Déplorant l’ignorance crasse des Français et leur inculture religieuse, nos deux compères se sont fait un devoir de leur narrer par le menu la vie du prophète Mahomet, vénéré par les mahométans, pour combler cette lacune de l’Education nationale. Les confrères de Charb et Zineb, postés à l’avant-garde de la civilisation, apprécieront sûrement ce matériel pédagogique à sa juste valeur :
- Eh, m’sieur, pourquoi il lui a une aussi sale gueule, mon prophète, dans votre bouquin pédagogique ? Ce serait pas un peu raciste, des fois ?
- Mais non, pas du tout, monsieur Charb est un artiste incrédule, dont le parti-pris est de dessiner tout le monde sans exception avec une sale gueule, pour ne pas faire de jaloux.
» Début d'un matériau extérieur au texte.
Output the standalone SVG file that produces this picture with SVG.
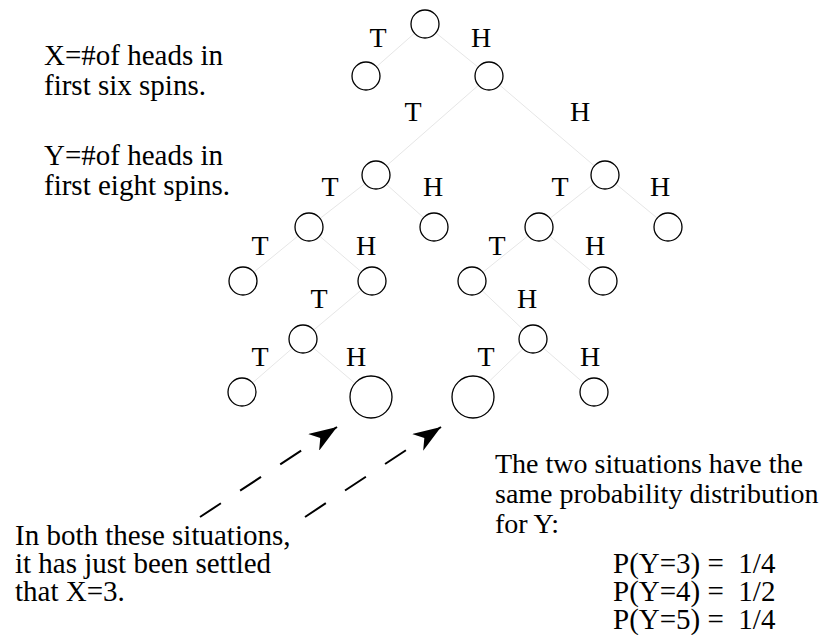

Il est moderne, point à la ligne. Tout comme vous, Oussama, vous vous exprimez à la manière de Louis-Ferdi…, d’un écrivain moderne très connu, cela sans même vous en apercevoir ! Vous aussi vous êtes moderne, Oussama, comme tout le monde.
- Ah non, moi, m’sieur, j’veux pas être comme tout le monde, j’veux être différent.
Tant qu’on y est, emporté par l’élan scientifique imprimé par Charb et Zineb, on pourrait carrément supprimer l’instruction civique au collège et la remplacer par… des cours d’histoire. Stupéfaits, nos chères têtes blondes découvriraient que la loi républicaine, sans l’appui des forces armées et de la police, ne serait rien. La neutralité, t’as qu’à croire… ou encore que, loin de répondre au calcul algébrique de la moyenne générale, l’intérêt collectif défendu par les lois de la République se trouve soumis à certaines pressions qui le décalent assez nettement de son point d’équilibre idéal.
C’est-à-dire que les valeurs dont Charb et Zineb sont si fiers, au point de friser l’arrogance, ne sont que le produit d’un rapport de forces, dont la rhétorique est loin d’être le seul appui. L’éthique républicaine, en ça, est conforme à n’importe quelle religion, tirant argument de dieu pour renforcer les intérêts les plus terre-à-terre. A la place de dieu, les sectateurs de la République mettent la loi républicaine ; et la pureté de la loi républicaine, ils l’inventent de toutes pièces en s’asseyant sur l’histoire.
L’argumentaire scientifique de Charb et Zineb ne vaut donc pas un clou. Bien sûr les lois contre le blasphème n’ont jamais protégé que les religions dominantes, et non les cultures minoritaires ou démodées.
La Vie de Mahomet, Charb et Zineb, eds. Charlie-Hebdo, 2013.